Comment by cj

4 hours ago

> Makes me want to just give up programming forever and never use a computer again.

LLMs aren’t the first thing to come along and change how people develop applications.

You had the rise of frameworks like Django, Rails, etc. Also the rise of SPAs. And also the rise of JS as a frontend+backend language.

In a 3-5 yeats we’ll have adapted to the new norm like we have in the past

The difference between writing assembly code and Ruby code is much smaller than the difference between programming and vibe coding.

Also, companies are pressuring employees towards adoption in novel ways. There was no such industry-wide pressure by employers in the 90s, 2000s or 2010s for engineers to use a specific tech.

  • > Also, companies are pressuring employees towards adoption in novel ways. There was no such industry-wide pressure by employers in the 90s, 2000s or 2010s for engineers to use a specific tech.

    Companies have been enforcing technology mandates since time immemorial. In the early 2000s there were definitely a lot of mandates to move away from commercial UNIX to Linux. Lots of companies began enforcing the switch to PHP, Ruby and Python for new projects.

    • Yes, but the entire industry was not pushing any one single tool at the same time. If you disliked Django, you could go to Rails. If you disliked Rails, you had Phoenix. Etc.

      Good luck disliking LLM babysitting these days

Or, it could be like asbestos and the immediate benefits are just too appealing to listen to arguments of skeptical naysayers about some vaguely defined problems that are decades away, if they even happen.

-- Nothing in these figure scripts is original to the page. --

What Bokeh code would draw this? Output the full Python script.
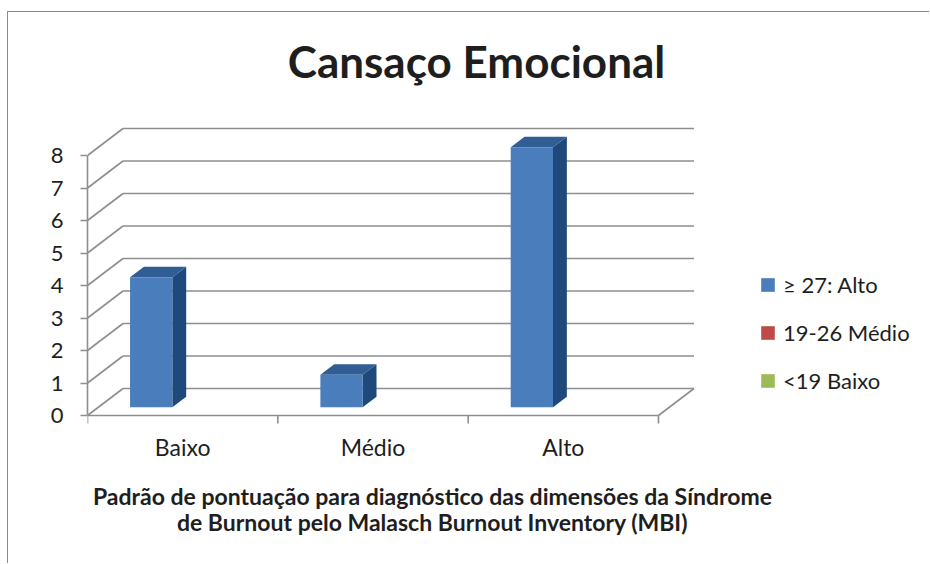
from bokeh.plotting import figure
from bokeh.models import Range1d, FixedTicker, Legend, LegendItem
from bokeh.core.properties import value
from bokeh.embed import file_html
from bokeh.resources import INLINE

# ---------------- data ----------------
categories = ["Baixo", "Médio", "Alto"]
series_names = ["≥ 27: Alto", "19-26 Médio", "<19 Baixo"]
series_alto = [4, 1, 8]
series_medio = [0, 0, 0]
series_baixo = [0, 0, 0]
y_ticks = [0, 1, 2, 3, 4, 5, 6, 7, 8]
title_text = "Cansaço Emocional"
x_title_lines = [
    "Padrão de pontuação para diagnóstico das dimensões da Síndrome",
    "de Burnout pelo Malasch Burnout Inventory (MBI)",
]

# ---------------- layout / style ----------------
FONT = "Lato"
TEXT_COLOR = "#1e1e1e"
GRID_COLOR = "#8e8e8e"
SERIES_COLORS = ["#4a7dbc", "#be4b48", "#9bbb59"]
TOP_COLOR = "#2f5d94"
SIDE_COLOR = "#1d4a7b"

W, H = 922, 552
ML = 79
FRAME_W = W - ML
FRAME_H = H
SX = 190.33          # px per category
SY = 32.5            # px per value unit
ZERO_FROM_TOP = 403  # px from frame top to front value 0
DEPTH_DX = 35.5 / SX
DEPTH_DY = 27.0 / SY
BAR_F0, BAR_F1 = 0.305, 0.695   # depth fractions of the bars
GAP = 1.5                       # gap width relative to a bar
NSER = len(series_names)
BAR_W = 1.0 / (NSER + GAP)


def fx(px):   # horizontal px offset from frame left -> data
    return px / SX


def fy(px):   # vertical px offset from front zero line (positive = up) -> data
    return px / SY


y_start = -(FRAME_H - ZERO_FROM_TOP) / SY
y_end = ZERO_FROM_TOP / SY

p = figure(width=W, height=H, output_backend="svg", toolbar_location=None,
           title=None, x_axis_location=None, y_axis_location="left",
           x_range=Range1d(0, FRAME_W / SX), y_range=Range1d(y_start, y_end),
           min_border_left=ML, min_border_right=0, min_border_top=0, min_border_bottom=0)
p.outline_line_color = None
p.grid.visible = False
p.styles = {"border-left": "1px solid #8a8a8a", "border-top": "1px solid #8a8a8a",
            "margin-top": "11px", "margin-left": "7px"}

ncat = len(categories)

# ---- walls: back gridlines, left-wall diagonals, floor ----
p.segment(x0=[DEPTH_DX] * len(y_ticks), y0=[v + DEPTH_DY for v in y_ticks],
          x1=[ncat + DEPTH_DX] * len(y_ticks), y1=[v + DEPTH_DY for v in y_ticks],
          line_color=GRID_COLOR, line_width=1.6)
p.segment(x0=[0] * len(y_ticks), y0=y_ticks,
          x1=[DEPTH_DX] * len(y_ticks), y1=[v + DEPTH_DY for v in y_ticks],
          line_color=GRID_COLOR, line_width=1.6)
p.segment(x0=[0, ncat], y0=[0, 0], x1=[ncat, ncat + DEPTH_DX], y1=[0, DEPTH_DY],
          line_color=GRID_COLOR, line_width=1.6)
# category tick marks
p.segment(x0=list(range(ncat + 1)), y0=[0] * (ncat + 1),
          x1=list(range(ncat + 1)), y1=[-fy(8)] * (ncat + 1),
          line_color=GRID_COLOR, line_width=1.6)

# ---- bars ----
all_series = [series_alto, series_medio, series_baixo]
front_renderers = []
for s, vals in enumerate(all_series):
    x0s = [i + GAP / 2 * BAR_W + s * BAR_W for i in range(ncat)]
    x1s = [x + BAR_W for x in x0s]
    vis = [k for k, v in enumerate(vals) if v > 0]
    # side faces
    p.patches(
        xs=[[x1s[k] + BAR_F0 * DEPTH_DX, x1s[k] + BAR_F0 * DEPTH_DX,
             x1s[k] + BAR_F1 * DEPTH_DX, x1s[k] + BAR_F1 * DEPTH_DX] for k in vis],
        ys=[[BAR_F0 * DEPTH_DY, vals[k] + BAR_F0 * DEPTH_DY,
             vals[k] + BAR_F1 * DEPTH_DY, BAR_F1 * DEPTH_DY] for k in vis],
        fill_color=SIDE_COLOR, line_color=None)
    # top faces
    p.patches(
        xs=[[x0s[k] + BAR_F0 * DEPTH_DX, x1s[k] + BAR_F0 * DEPTH_DX,
             x1s[k] + BAR_F1 * DEPTH_DX, x0s[k] + BAR_F1 * DEPTH_DX] for k in vis],
        ys=[[vals[k] + BAR_F0 * DEPTH_DY, vals[k] + BAR_F0 * DEPTH_DY,
             vals[k] + BAR_F1 * DEPTH_DY, vals[k] + BAR_F1 * DEPTH_DY] for k in vis],
        fill_color=TOP_COLOR, line_color=None)
    # front faces
    r = p.vbar(x=[x + BAR_W / 2 + BAR_F0 * DEPTH_DX for x in x0s], width=BAR_W,
               bottom=BAR_F0 * DEPTH_DY, top=[v + BAR_F0 * DEPTH_DY for v in vals],
               fill_color=SERIES_COLORS[s], line_color=None)
    front_renderers.append(r)

# ---- y axis ----
ax = p.yaxis[0]
ax.bounds = (0, max(y_ticks))
ax.ticker = FixedTicker(ticks=y_ticks, minor_ticks=[])
ax.axis_line_color = GRID_COLOR
ax.axis_line_width = 1.6
ax.major_tick_line_color = GRID_COLOR
ax.major_tick_line_width = 1.6
ax.major_tick_out = 7
ax.major_tick_in = 0
ax.minor_tick_line_color = None
ax.major_label_standoff = 17
ax.major_label_text_font = FONT
ax.major_label_text_font_size = "22px"
ax.major_label_text_color = TEXT_COLOR

# ---- category labels ----
p.text(x=[i + 0.5 for i in range(ncat)], y=[-fy(31)] * ncat, text=categories,
       text_font=value(FONT), text_font_size="23px", text_color=TEXT_COLOR,
       text_align="center", text_baseline="middle")

# ---- axis title (two lines) ----
p.text(x=[fx(345)] * 2, y=[-fy(80), -fy(106)], text=x_title_lines,
       text_font=value(FONT), text_font_style="bold", text_font_size="23px",
       text_color=TEXT_COLOR, text_align="center", text_baseline="middle")

# ---- chart title ----
p.text(x=[fx(389)], y=[fy(355)], text=[title_text],
       text_font=value(FONT), text_font_style="bold", text_font_size="44px",
       text_color=TEXT_COLOR, text_align="center", text_baseline="middle")

# ---- legend ----
legend = Legend(items=[LegendItem(label=series_names[s], renderers=[front_renderers[s]])
                       for s in range(NSER)],
                location=(672, 170), orientation="vertical",
                glyph_width=17, glyph_height=17, label_standoff=7, spacing=21,
                padding=0, margin=0, border_line_color=None, background_fill_alpha=0,
                label_text_font=FONT, label_text_font_size="22px",
                label_text_color=TEXT_COLOR)
p.add_layout(legend, "center")

open("out.html", "w").write(file_html(p, INLINE))
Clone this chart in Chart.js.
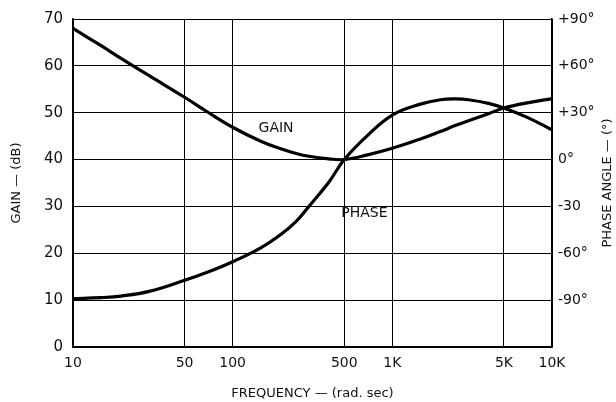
<!DOCTYPE html>
<html>
<head>
<meta charset="utf-8">
<script src="https://cdn.jsdelivr.net/npm/chart.js@4/dist/chart.umd.min.js"></script>
<style>
  html, body { margin: 0; padding: 0; background: #fff; }
  #wrap { width: 616px; height: 402px; }
</style>
</head>
<body>
<div id="wrap"><canvas id="Chart"></canvas></div>
<script>
// frequency points (rad/sec)
const freq  = [10, 15, 20, 30, 50, 70, 100, 150, 200, 250, 300, 400, 500, 700, 1000, 1500, 2000, 2500, 3000, 4000, 5000, 7000, 10000];
// gain in dB (left axis)
const gain  = [68, 64.3, 61.6, 57.9, 53.3, 50.1, 46.9, 43.9, 42.3, 41.3, 40.7, 40.15, 40, 41, 42.4, 44.4, 46.0, 47.3, 48.3, 49.8, 51, 52.1, 53];
// phase angle in degrees (right axis)
const phase = [-89, -88.4, -87.4, -84.4, -77.3, -72, -65.4, -56.5, -48, -39.5, -30, -14.5, 0, 15.5, 28.5, 35.5, 38.3, 38.8, 38.3, 36, 33, 27, 19];

const freqTicks  = [10, 50, 100, 500, 1000, 5000, 10000];
const freqLabels = ['10', '50', '100', '500', '1K', '5K', '10K'];
const gainTicks  = [0, 10, 20, 30, 40, 50, 60, 70];
const phaseTicks = [-90, -60, -30, 0, 30, 60, 90];
const phaseLabels = ['-90°', '-60°', '-30', '0°', '+30°', '+60°', '+90°'];

const font = "'DejaVu Sans', sans-serif";

// curve labels placed in data space + right axis title (reads bottom to top)
const labelPlugin = {
  id: 'curveLabels',
  afterDatasetsDraw(chart) {
    const c = chart.ctx, x = chart.scales.x, y = chart.scales.y, a = chart.chartArea;
    c.save();
    c.fillStyle = '#111';
    c.font = "14px " + font;
    c.textAlign = 'center';
    c.textBaseline = 'middle';
    c.fillText('GAIN', x.getPixelForValue(187), y.getPixelForValue(46.7));
    c.fillText('PHASE', x.getPixelForValue(668), y.getPixelForValue(28.5));
    c.translate(a.right + 56, (a.top + a.bottom) / 2);
    c.rotate(-Math.PI / 2);
    c.font = "13px " + font;
    c.fillText('PHASE ANGLE — (°)', 0, 0);
    c.restore();
  }
};

let ctx = document.getElementById("Chart");
let config = {
  type: 'scatter',
  data: {
    datasets: [{
      label: 'GAIN',
      data: freq.map((f, i) => ({x: f, y: gain[i]})),
      yAxisID: 'y',
      showLine: true,
      borderColor: '#000',
      borderWidth: 3.2,
      pointRadius: 0,
      tension: 0.4
    }, {
      label: 'PHASE',
      data: freq.map((f, i) => ({x: f, y: phase[i]})),
      yAxisID: 'y2',
      showLine: true,
      borderColor: '#000',
      borderWidth: 3.2,
      pointRadius: 0,
      tension: 0.4
    }]
  },
  options: {
    responsive: true,
    maintainAspectRatio: false,
    animation: false,
    layout: { padding: { top: 17, bottom: 0, left: 5, right: 0 } },
    plugins: { legend: { display: false }, tooltip: { enabled: false } },
    scales: {
      x: {
        type: 'logarithmic',
        min: 10, max: 10000,
        afterBuildTicks: s => { s.ticks = freqTicks.map(v => ({value: v})); },
        afterFit: s => { s.height = 55; },
        grid: { color: '#000', lineWidth: 1, drawTicks: false },
        border: { color: '#000', width: 1.5 },
        ticks: {
          color: '#111', font: { family: font, size: 14 }, padding: 8,
          maxRotation: 0, autoSkip: false,
          callback: v => { const i = freqTicks.indexOf(v); return i >= 0 ? freqLabels[i] : ''; }
        },
        title: { display: true, text: 'FREQUENCY — (rad. sec)', color: '#111', font: { family: font, size: 13 }, padding: { top: 4, bottom: 1 } }
      },
      y: {
        position: 'left',
        min: 0, max: 70,
        afterBuildTicks: s => { s.ticks = gainTicks.map(v => ({value: v})); },
        afterFit: s => { s.width = 68; },
        grid: { color: '#000', lineWidth: 1, drawTicks: false },
        border: { color: '#000', width: 1.5 },
        ticks: { color: '#111', font: { family: font, size: 15 }, padding: 10 },
        title: { display: true, text: 'GAIN — (dB)', color: '#111', font: { family: font, size: 13 } }
      },
      y2: {
        position: 'right',
        min: -120, max: 90,
        afterBuildTicks: s => { s.ticks = phaseTicks.map(v => ({value: v})); },
        afterFit: s => { s.width = 64; },
        grid: { display: false, drawTicks: false },
        border: { color: '#000', width: 1.5 },
        ticks: {
          color: '#111', font: { family: font, size: 14 }, padding: 6,
          callback: v => { const i = phaseTicks.indexOf(v); return i >= 0 ? phaseLabels[i] : ''; }
        }
      }
    }
  },
  plugins: [labelPlugin]
};
let chart = new Chart(ctx, config);
</script>
</body>
</html>
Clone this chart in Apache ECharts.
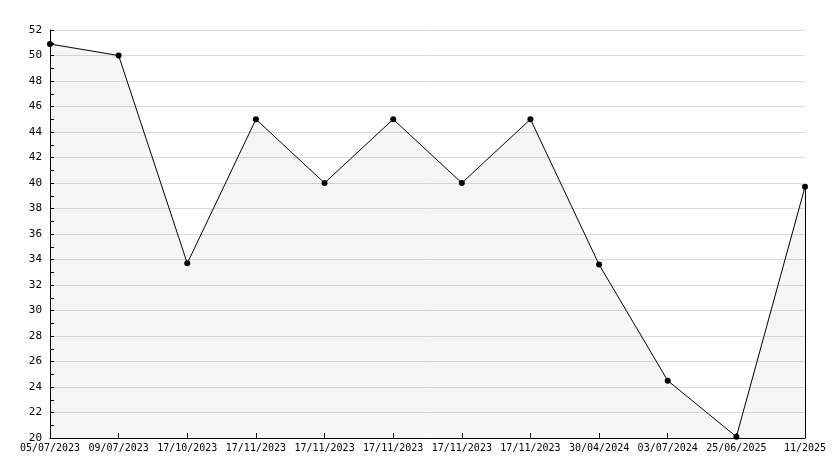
<!DOCTYPE html>
<html><head><meta charset="utf-8">
<script src="https://cdn.jsdelivr.net/npm/echarts@6/dist/echarts.min.js"></script>
<style>html,body{margin:0;padding:0;background:#fff}#c{width:834px;height:468px}</style>
</head><body><div id="c"></div>
<script>
var categories = ['05/07/2023','09/07/2023','17/10/2023','17/11/2023','17/11/2023','17/11/2023','17/11/2023','17/11/2023','30/04/2024','03/07/2024','25/06/2025','11/2025'];
var values = [50.9, 50.0, 33.7, 45.0, 40.0, 45.0, 40.0, 45.0, 33.6, 24.5, 20.1, 39.7];
var yMin = 20, yMax = 52, yStep = 2;

var chart = echarts.init(document.getElementById('c'), null, {renderer:'canvas'});
var font = 'DejaVu Sans Mono';
var lastIdx = values.length - 1;
chart.setOption({
  animation:false,
  backgroundColor:'#fff',
  grid:{left:50, right:29, top:30, bottom:30},
  xAxis:{
    type:'category', data:categories, boundaryGap:false,
    axisLine:{lineStyle:{color:'#000', width:1}},
    axisTick:{inside:true, length:5, lineStyle:{color:'#000'}},
    axisLabel:{color:'#000', fontFamily:font, fontSize:10, margin:5, interval:0},
    splitLine:{show:false}
  },
  yAxis:{
    type:'value', min:yMin, max:yMax, interval:yStep,
    axisLine:{show:true, lineStyle:{color:'#000', width:1}},
    axisTick:{show:true, inside:true, length:4, lineStyle:{color:'#000'}},
    minorTick:{show:true, splitNumber:2, length:4, lineStyle:{color:'#000'}},
    axisLabel:{color:'#000', fontFamily:font, fontSize:11, margin:8},
    splitLine:{show:true, lineStyle:{color:'#dcdcdc', width:1}}
  },
  series:[{
    type:'line', data:values,
    symbol:'circle', symbolSize:6,
    itemStyle:{color:'#000'},
    lineStyle:{color:'#000', width:1},
    areaStyle:{color:'rgba(0,0,0,0.055)', origin:'start'},
    markLine:{
      silent:true, symbol:'none', label:{show:false},
      lineStyle:{color:'#000', width:1, type:'solid'},
      data:[[{coord:[lastIdx, values[lastIdx]]},{coord:[lastIdx, yMin]}]]
    }
  }]
});
</script></body></html>
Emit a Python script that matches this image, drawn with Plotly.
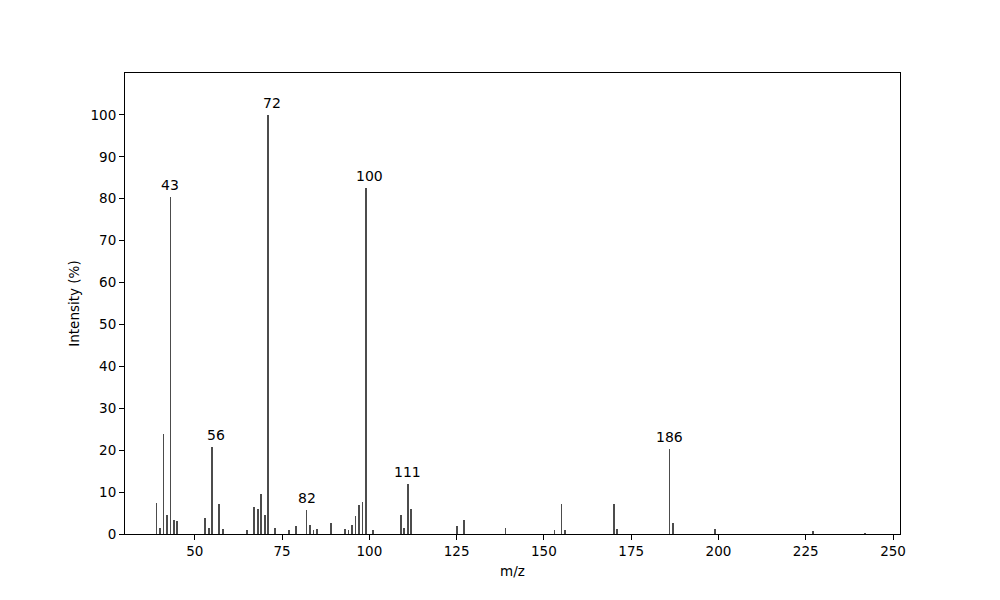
import plotly.graph_objects as go

# m/z values and relative intensities (%)
mz = [39, 40, 41, 42, 43, 44, 45, 53, 54, 55, 57, 58, 65, 67, 68, 69, 70, 71,
      73, 77, 79, 82, 83, 84, 85, 89, 93, 94, 95, 96, 97, 98, 99, 101,
      109, 110, 111, 112, 125, 127, 139, 153, 155, 156, 170, 171,
      186, 187, 199, 227, 242]
intensity = [7.5, 1.5, 23.8, 4.6, 80.3, 3.4, 3.2, 3.9, 1.5, 20.8, 7.2, 1.3,
             1.0, 6.5, 6.0, 9.6, 4.5, 100.0, 1.5, 1.0, 2.0, 5.8, 2.2, 1.0,
             1.3, 2.7, 1.3, 1.0, 2.2, 4.3, 7.0, 7.7, 82.6, 1.0,
             4.5, 1.5, 11.9, 6.0, 1.9, 3.3, 1.4, 0.9, 7.1, 1.0, 7.1, 1.2,
             20.2, 2.6, 1.2, 0.7, 0.3]

# labelled peaks
label_mz = [43, 56, 72, 82, 100, 111, 186]

x_ticks = [50, 75, 100, 125, 150, 175, 200, 225, 250]
y_ticks = [0, 10, 20, 30, 40, 50, 60, 70, 80, 90, 100]

font = "DejaVu Sans"

fig = go.Figure()
fig.add_trace(go.Bar(
    x=mz, y=intensity, width=0.5,
    marker=dict(color="rgba(0,0,0,0.7)", line=dict(width=0)),
    showlegend=False,
))

for lm in label_mz:
    # height of the tallest bar within one unit of the label
    near = [iv for m, iv in zip(mz, intensity) if abs(m - lm) <= 1]
    fig.add_annotation(
        x=lm, y=max(near), text=str(lm), showarrow=False,
        yanchor="bottom", yshift=2,
        font=dict(family=font, size=14, color="black"),
    )

axis_common = dict(
    showline=True, linecolor="black", linewidth=1, mirror=True,
    ticks="outside", ticklen=5, tickwidth=1, tickcolor="black",
    showgrid=False, zeroline=False,
    tickfont=dict(family=font, size=13.5, color="black"),
)

fig.update_layout(
    width=1000, height=600,
    margin=dict(l=117, r=108, t=65, b=74),
    paper_bgcolor="white", plot_bgcolor="white",
    bargap=0,
    xaxis=dict(range=[30, 252], tickvals=x_ticks,
               title=dict(text="m/z", font=dict(family=font, size=13.5, color="black"), standoff=8),
               **axis_common),
    yaxis=dict(range=[0, 110], tickvals=y_ticks,
               title=dict(text="Intensity (%)", font=dict(family=font, size=13.5, color="black"), standoff=7),
               **axis_common),
)

fig.write_html("out.html")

I use AI tools daily (because they feel like they're helping me) but it's not exactly hard to imagine scenarios where an explosion of slop piling up plus harm to learning by outsourcing all thinking results in systemic damage that actually slows the pace of technological progress given enough time.

History of new technologies tend to average into a positive trend over a long enough time scale but that doesn't mean there aren't individual ups and downs. Including WTF moments looking back at what now seems like baffling decision-making with benefit of hindsight.

  • Some of us are already experiencing that. For example I handed off an initial version of something some months ago, and the AI-generated stuff they came up with was a huge buggy mess of spaghetti code neither of us understood. Months later we've detangled it, cutting it down to a third the size, making it far simpler to understand, and fixing several bugs in the process (one was even by accident, we'd made note of it, then later when we went to fix it, it was already fixed).

  • > Or, it could be like asbestos

    If it is, the fall out will be way worse than if AI ends up living up to (reasonable) expectations.

    If it doesn’t, we are going to see over a trillion dollars of capital leave the tech sector, which I think will have worse impacts on the livelihood of tech workers than if AI ends up panning out.

    This is something the naysayers need to grapple with. We’ve crossed a line where this tech needs to work simply because of the amount of money depending on that fact.

    • The asbestos hypothetical is a bit different than the "bubble popping" economic crisis scenario though. In this world, AI would just continue being adopted and shoved into every nook and cranny into which it can be made to fit, with valuations only getting bigger and bigger.

      The damage would come much later, well beyond the point where it could be simply pulled out and replaced without spending massive amounts of money and would also basically necessitate training an entire new generation of engineers.

      Then the AI giants would start appearing vulnerable like cigarette companies in the 90s while an AI Superfund and interstate class action are being planned but Sam Altman would already be a centitrillionaire at that point so it would be someone else's problem.